Certains efforts de réintroduction, y compris ceux qui concernent le putois d’Amérique, n’ont pas encore atteint les résultats voulus. Le putois d’Amérique fait partie de la famille des mustélidés – dont font aussi partie le vison, la loutre et le carcajou – qui vivent dans les courtes herbes de prairies, comme celles qu’on retrouve au Manitoba, en Saskatchewan et en Alberta. Bien que l’on connaisse peu de choses au sujet de sa biologie, on sait que le putois d’Amérique se nourrit principalement de chiens-de-prairie à queue noire, dont les aires de répartition sont quasi-identiques aux siennes.

Malheureusement, on ne trouve plus le putois d’Amérique dans les prairies canadiennes, et le chien-de-prairie à queue noire est sur le point de subir le même sort. Le putois d’Amérique, qui n’avait pas été observé dans la nature depuis 1937, a été présumé disparu du Canada en 1974. Une des raisons qui explique ce phénomène est le déclin des populations de chiens de prairie. Cet animal, maintenant considéré comme une espèce en péril, a été la cible de fermiers, car ses terriers rendaient difficile la transformation de prairies sauvages en terres agricoles. C’est ainsi que le putois d’Amérique perdit sa principale proie.

Afin d’aider le chien de prairie, le putois et d’autres espèces de prairies, le parc national du Canada des Prairies a été créé. Les premières réintroductions d’espèces y ont eu lieu en 2009. Trente-quatre putois en captivité, y compris certains individus du zoo de Toronto, y ont été libérés. Initialement, près de 90 % des putois réintroduis ont péri dans les deux semaines de leur libération en raison de leur manque de compétences de survie dans la nature. Depuis, les putois ont subi un « camp d’entraînement » pour leur apprendre à chasser, trouver des abris et fuir les prédateurs.

Grâce à ce camp d’entraînement et aux vaccins administrés aux putois, ils ont maintenant 10 fois plus de chance de survivre à l’état sauvage. Or, l’espèce n’a pas pour autant fait un grand retour. Il y a eu des signes de réussite pendant une période, mais les chercheurs n’ont trouvé aucun survivant récemment et ont donc décidé d’arrêter temporairement la réintroduction de cette espèce jusqu’à ce qu’on puisse trouver des habitats et une source de proies convenables.

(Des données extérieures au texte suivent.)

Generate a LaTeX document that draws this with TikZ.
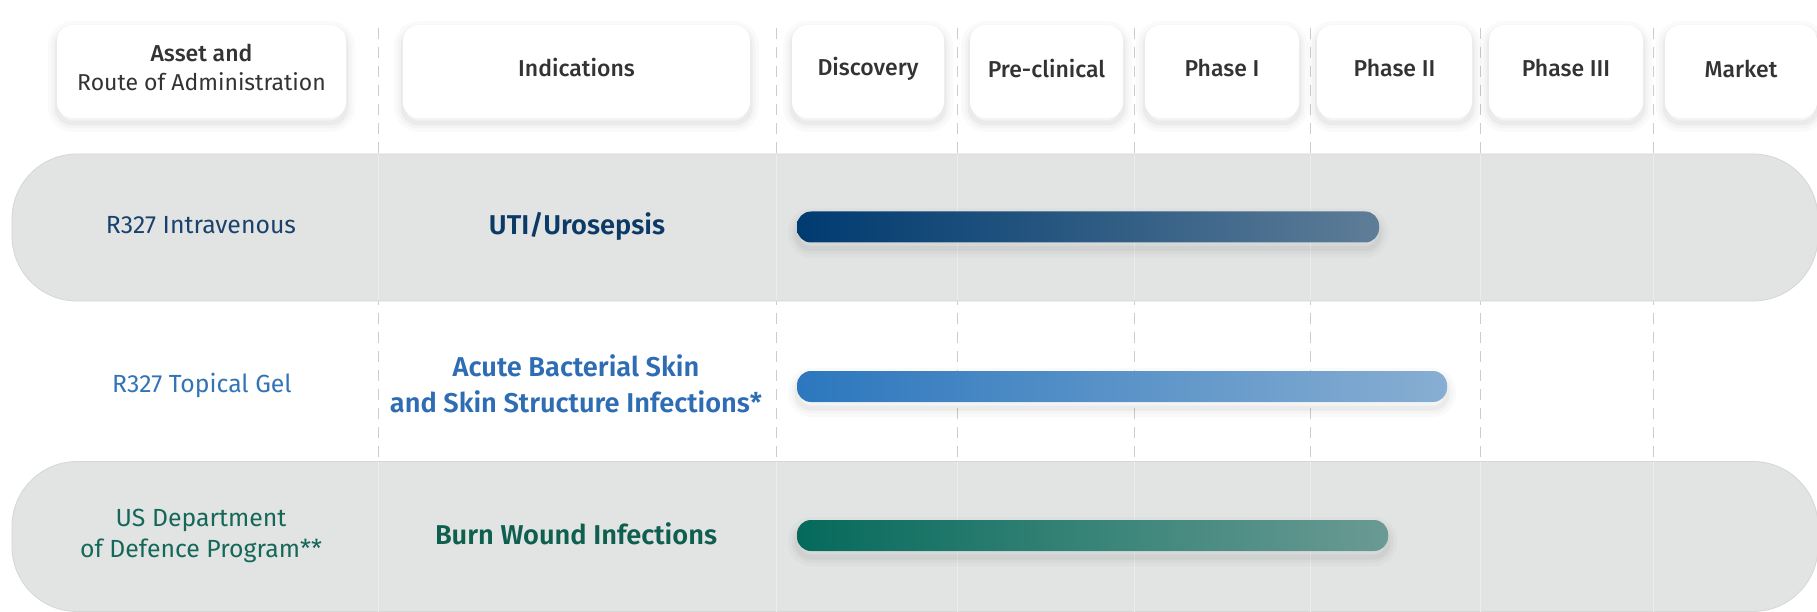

Le jeu en vaut-il la chandelle?

La loutre de mer et le putois d’Amérique ne sont que deux exemples qui démontrent la complexité du processus de réintroduction et la nécessité pour les scientifiques d’avoir des connaissances approfondies sur une espèce pour que cette réintroduction puisse fonctionner.

Est-ce que le jeu en vaut la chandelle? Si l’espèce a été bien étudiée et que les menaces ont disparu, la réponse est sans aucun doute « oui ». Tous les Canadiens qui ont pu voir (moi y comprise) des loutres de mer jouer dans l’océan Pacifique pourront en témoigner.